Conveyor systems for handling food products and more are an integral part of the packaging process. The systems of today include smart, advanced roller technology to minimize product damage through the utilization of low back-pressure accumulation. Shuttleworth’s Slip-Torque roller technology provides low line-pressure throughout a continuous-motion accumulation conveyor that allows for precise product placement on the conveyor as it takes product flow from an upstream line for a determined period of time. A low-pressure accumulation buffer absorbs irregularities in the production flow while providing a smooth, even flow on the line.
Slip-Torque technology uses individually powered, stationary roller shafts covered with loose, segmented rollers which become the conveyor surface. It’s powered by a continuous chain drive to control the driving force of the conveyed product. When the products stop on the conveyor surface, the segmented rollers beneath them also stop – generating low back-pressure accumulation – and minimizing product damage.
The weight of the product being conveyed, combined with the coefficient of friction between the shafts and the inside diameter of the rollers, deliver the driving force. As the weight of the product increases, a corresponding increase in the driving force is supplied. This same conveyor can also be split into multiple, independently operating lanes, as well. For example, the middle lane can accumulate while, at the same time, the right and left lanes can both convey or even run in opposite directions. Even though the lanes can act independently, they are both driven by shared motor – resulting in reduced energy costs.

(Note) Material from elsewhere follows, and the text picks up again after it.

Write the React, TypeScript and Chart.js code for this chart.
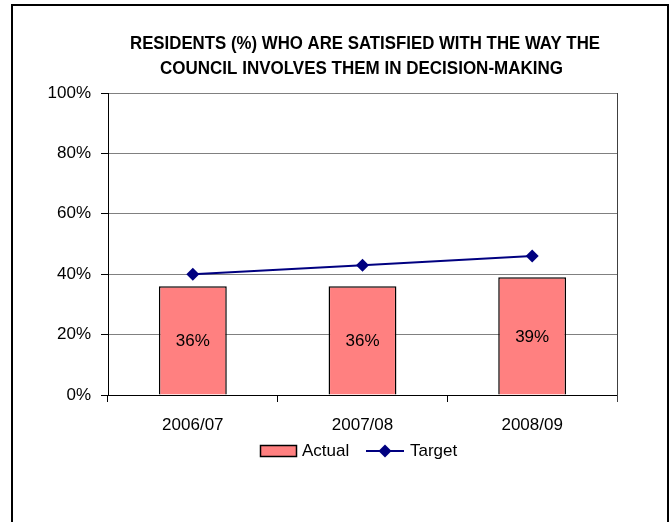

These types of conveyors have the ability to modulate the speed of different sections of the conveyor via a central control PLC and HMI. As products are moving down the line, the rollers at the back end of the conveyor can be moving faster than the ones at the front end. Products can also be moving at variable speeds on different sections of the conveyor as dictated by throughput requirements. This helps to control the product spacing on the conveyor, keeping delicate items separated and equally spaced apart in order to minimize product contact and to also facilitate infeed into packaging equipment such as shrink wrappers.
Motorized rollers are also used to minimize product contact while directing products into desired locations, such as using rollers with herringbone patterns to orient products without the use of guardrails or in setting up a series of sequentially smaller roller heights to direct products into the center of the conveyor for packaging induction without touching any other parts of the conveyor. This technology can be used in elevated temperature applications such as hot products coming out of ovens up to 500F (260C) and in low-temperature applications down to -20F (-29C) for frozen foods such as ice cream.